Des fonctionnaires dont la hiérarchie détecte trop rarement la souffrance. Quand celle-ci n’est pas directement responsable de ces suicides, souligne le jeune syndicaliste : « certains collègues sont poussés par la hiérarchie au suicide pour avoir osé dénoncer les problèmes de notre profession ». Maggy Biskupski, notamment, faisait l’objet de poursuites par l’inspection générale de la police nationale (IGPN) pour violation du devoir de réserve.
« On ne peut pas être solidaire de tout et n’importe quoi dans les forces de l’ordre »

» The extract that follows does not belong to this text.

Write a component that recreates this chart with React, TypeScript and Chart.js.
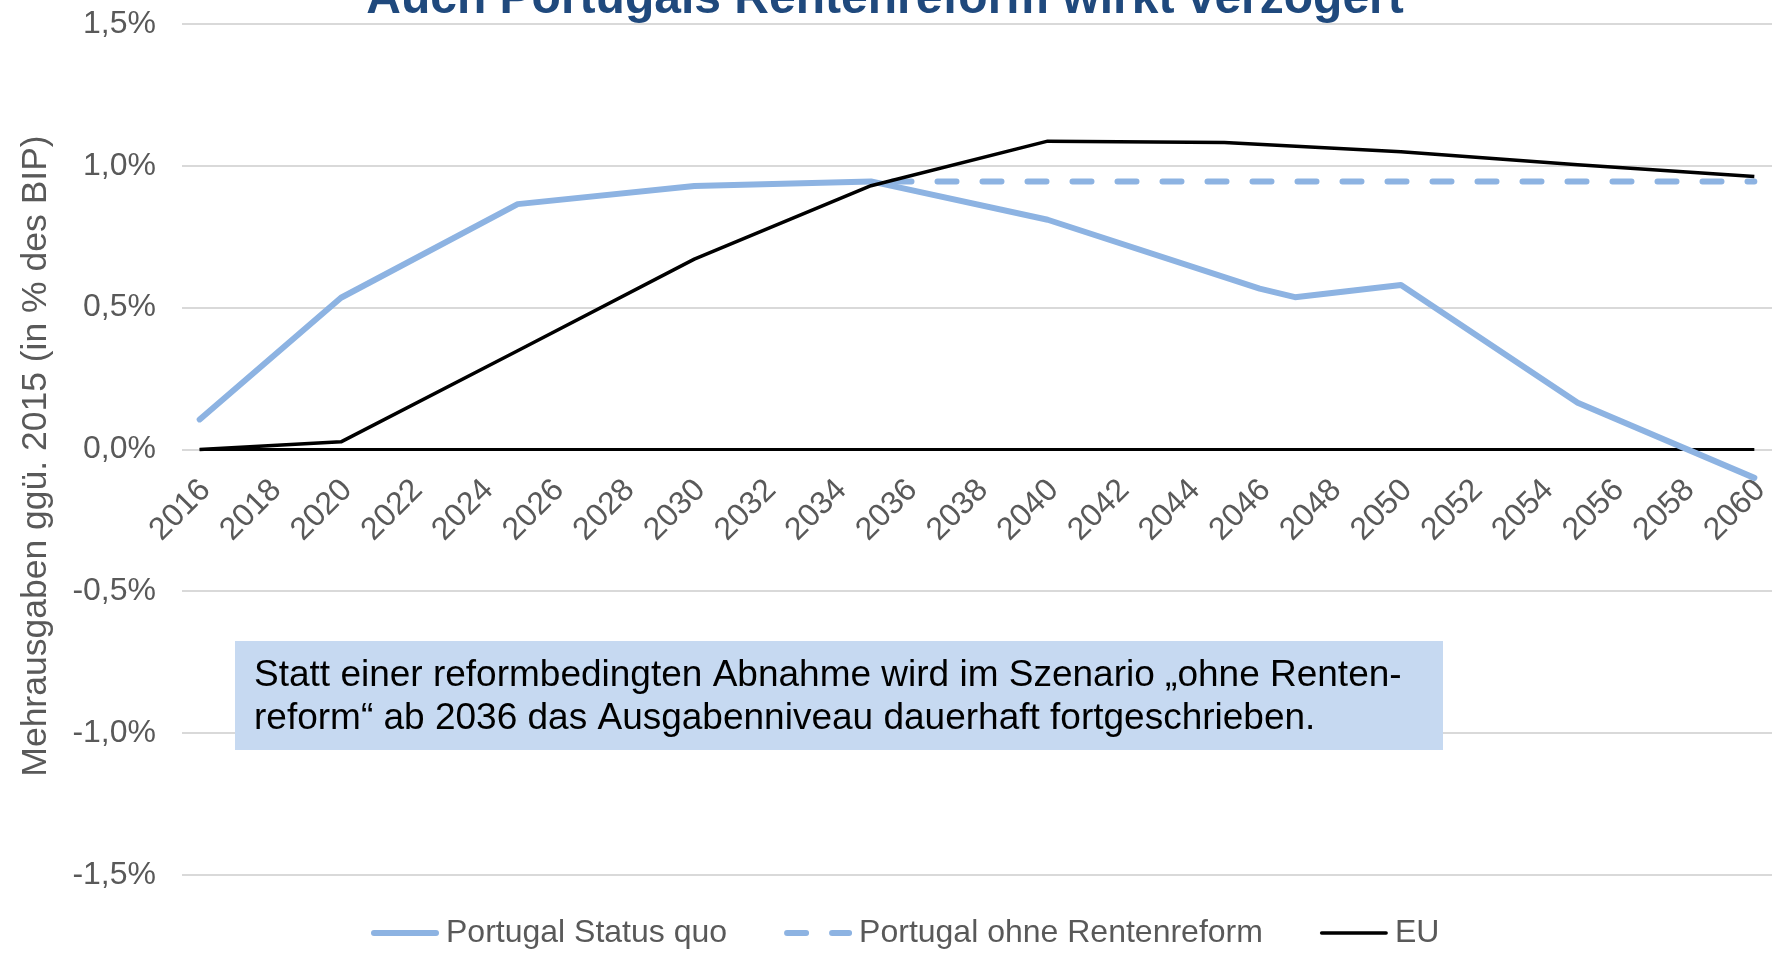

Alors, Alexandre Langlois, camarade policier ? Le 18 mai 2016, certains syndicats majoritaires appellent à un jour de manifestation contre « la haine antiflics ». Alexandre Langlois choisit de porter une autre voix. Alors que beaucoup de médias se concentrent sur la place de la République, où sont présent·es des élu·es du Rassemblement National (RN) comme Marion Maréchal-Le Pen ou Gilbert Collard, lui et d’autres collègues s’éclipsent du rassemblement soigneusement bouclé pour aller à la rencontre de militant·es de Nuit debout, présent·es à quelques mètres. Le dialogue, inattendu, se tend rapidement. Mais pour beaucoup de manifestant·es présents ce jour-là, il a au moins le mérite d’exister. Quelques semaines après cette première prise de contact, il va plus loin. Il les accompagne au cœur du cortège des manifestant·es contre la Loi Travail, avec des pancartes dénonçant les « violences d’Etat ».
Un an plus tard, récidive : Alexandre Langlois est à Aulnay-sous-Bois, deux mois seulement après l’affaire Théo. Il participe à un débat public organisé sur le thème des violences policières, en plein cœur de la Rose-des-Vents. C’est là qu’une patrouille blesse gravement jeune homme. Une cinquantaine de riverain·es sont présent·es, dont le frère et la sœur de Théo. Hadama Traoré, du collectif « la Révolution est en marche », prend aussi la parole.
Un lanceur d’alerte qui appelle à rejoindre les Gilets Jaunes
Le samedi 8 décembre 2018, VIGI Police se rallie aux Gilets Jaunes. L’organisation syndicale dépose un préavis de grève illimitée à partir du samedi 8 décembre 2018, pour les personnels administratifs, techniques, scientifiques, ouvriers d’État et cuisinier·es de la police nationale, soit le même jour que l’acte IV des Gilets Jaunes à Paris. « Les revendications portées par le mouvement des gilets jaunes, nous concernent tous. Il est temps de s’organiser légalement et d’être solidaire avec eux, pour l’avantage de tous. Nous sommes concernés car nous faisons partie du peuple. Notre préoccupation est de boucler la fin du mois et non de changer les moquettes de l’Elysée pour 300 000€ !!! », publie le syndicat dans son communiqué, illustré d’une photo montrant des policiers, de dos, endossant un gilet jaune.
Des syndicats policiers majoritaires « affiliés » à la haute-hiérarchie
L’un des points communs à ces appels, c’est la critique des syndicats majoritaires pour leurs liens avec la haute-hiérarchie. Adhérant à Alliance dans sa jeunesse, Alexandre Langlois constate que ce syndicat sert surtout aux avancements et à la carrière… quitte à cultiver une certaine affiliation à la haute-hiérarchie. Une proximité qu’il dénonce jusque dans la répression pour un éventuel lanceur d’alerte dans la police. Certains cadres syndiqués menaceraient de punir tout manquement à la solidarité et à l’esprit de corps.
Le jeudi 20 décembre, VIGI soutient le mouvement des « Gyros bleus », calqué sur les Gilets Jaunes. Lancé par l’association Mobilisation des policiers en colère (MPC), il se veut à la fois apolitique et « asyndicale ». Le mouvement appelle ses sympathisant·es à manifester ce soir-là à Paris, devant le commissariat du VIIIe arrondissement.